Karat Denies Divide in CPI-M, Says New Political Line Soon

CPI-M general secretary Prakash Karat Wednesday denied reports of divide in the party leadership, and said the party will adopt a new political-tactical line soon.
Karat Denies Divide in CPI-M, Says New Political Line Soon

NEW DELHI: CPI-M general secretary Prakash Karat Wednesday denied reports of divide in the party leadership, and said the party will adopt a new political-tactical line soon.

Speaking after the conclusion of a four-day discussion at the central committee of the Communist Party of India-Marxist (CPI-M), the party's top decision-making body, Karat said the new political resolution will be finalised after "due consultations and discussing the review report".

"The CPI-M will adopt a new political-tactical line. We will come out with a resolution soon," he said.

"We will adopt it in the next central committee meeting, after we get suggestions and amendments are made to the draft."

"We will undertake an in-depth review and adopt the new political line," he said.

Asked about the reported differences within the CPI-M, Karat said: "Some of the stories in the media are highly misleading."

A brainstorming session of the party's central committee, which started Sunday, debated the impact of the political-tactical line adopted at the CPI-M's Jalandhar Congress in 1978.

As per this line, the CPI-M was to take the lead in forming a broad anti-Congress forum of secular, democratic parties, and also isolate the Bharatiya Janata Party.

Party leader Sitaram Yechury, however, moved an "alternative document" to the draft review report finalised by the politburo.

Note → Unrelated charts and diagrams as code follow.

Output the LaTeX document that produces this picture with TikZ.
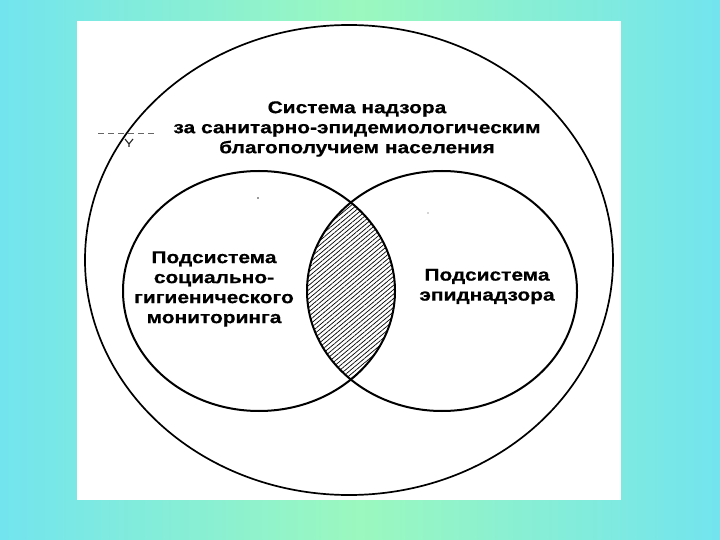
\documentclass[tikz,border=0pt]{standalone}
\usepackage{fontspec}
\usepackage{graphicx}
\setmainfont{Liberation Sans}[BoldFeatures={FakeBold=0.6}]
\usetikzlibrary{patterns.meta}
\definecolor{edgecyan}{HTML}{72E4EE}
\definecolor{midgreen}{HTML}{9BF8BE}
\newcommand\wideline[1]{\scalebox{1.23}[1]{#1}}
\tikzset{
  ring/.style={draw=black, line width=2pt},
  outer/.style={draw=black, line width=1.7pt},
  lbl/.style={font=\bfseries\fontsize{17}{20}\selectfont, align=center, inner sep=0pt, text=black}
}
\begin{document}
\begin{tikzpicture}[x=1pt,y=-1pt]
\useasboundingbox (0,0) rectangle (720,540);
\shade[left color=edgecyan, right color=edgecyan, middle color=midgreen] (0,0) rectangle (720,540);
\fill[white] (77,21) rectangle (621,500);
% hatched lens
\begin{scope}
  \clip (259,291) ellipse [x radius=136pt, y radius=120pt];
  \fill[pattern={Lines[angle=40,distance=3.4pt,line width=0.7pt]}] (442,291) ellipse [x radius=135pt, y radius=120pt];
\end{scope}
\draw[outer] (349,260) ellipse [x radius=264pt, y radius=235pt];
\draw[ring] (259,291) ellipse [x radius=136pt, y radius=120pt];
\draw[ring] (442,291) ellipse [x radius=135pt, y radius=120pt];
% scan marks
\draw[line width=0.6pt, dash pattern=on 6pt off 4pt, black!60] (98,133) -- (157,133);
\draw[line width=1.1pt, black!85] (125,139) -- (129,144) -- (133,139) (129,144) -- (129,147);
\fill[black!80] (258,198) circle (0.8pt);
\fill[black!70] (428,213) circle (0.7pt);
% texts
\node[lbl] (title) at (357,129) {\wideline{Система надзора}\\\wideline{за санитарно-эпидемиологическим}\\\wideline{благополучием населения}};
\node[lbl] (left) at (214,289) {\wideline{Подсистема}\\\wideline{социально-}\\\wideline{гигиенического}\\\wideline{мониторинга}};
\node[lbl] (right) at (487,286.5) {\wideline{Подсистема}\\\wideline{эпиднадзора}};
\end{tikzpicture}
\end{document}
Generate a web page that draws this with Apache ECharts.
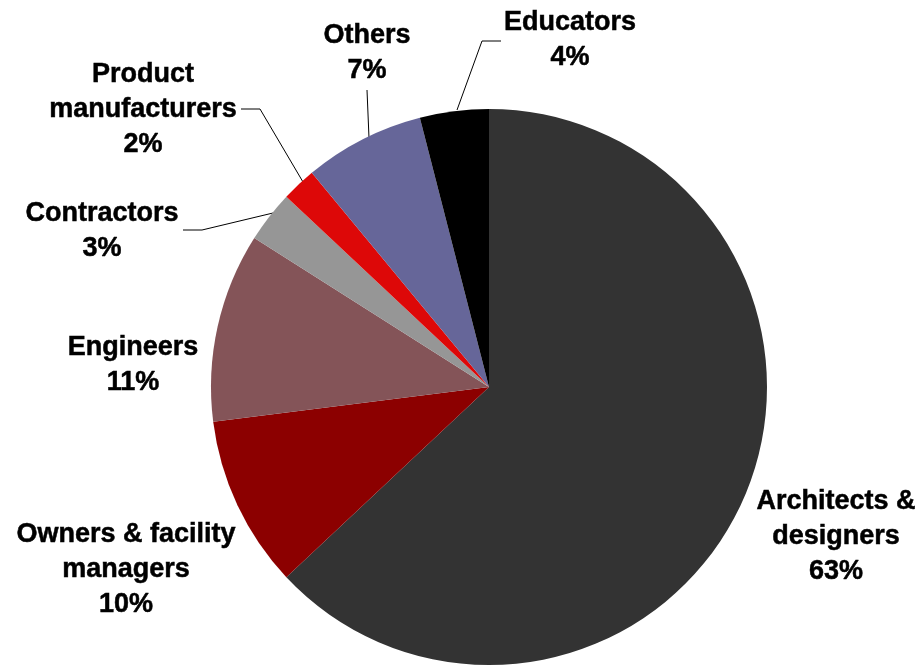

Yechury's document, sources say, rejects the conclusions made in the draft report presented by Karat.

According to party sources, with the BJP-led government in Delhi, a section of the central committee members feel it would have to adopt a new political-tactical line to regain strength as they describe the ruling dispensation as communal, and backed by corporates.

The Left Front won 53 seats in the 1980 Lok Sabha elections, but the tally dipped to 33 in 1984. It went up to 52 in 1989 and to 57 in 1991.

It again slipped to 52 in 1996 and further to 48 and 47 in 1998 and 1999, respectively, before climbing again to a record 59 in the 2004 battle which brought the Congress back to power.

After the loss of West Bengal, the Left strength in the Lok Sabha plunged to 24 in 2009. In the 16th Lok Sabha, elected in May 2014, the CPI-M has only nine members.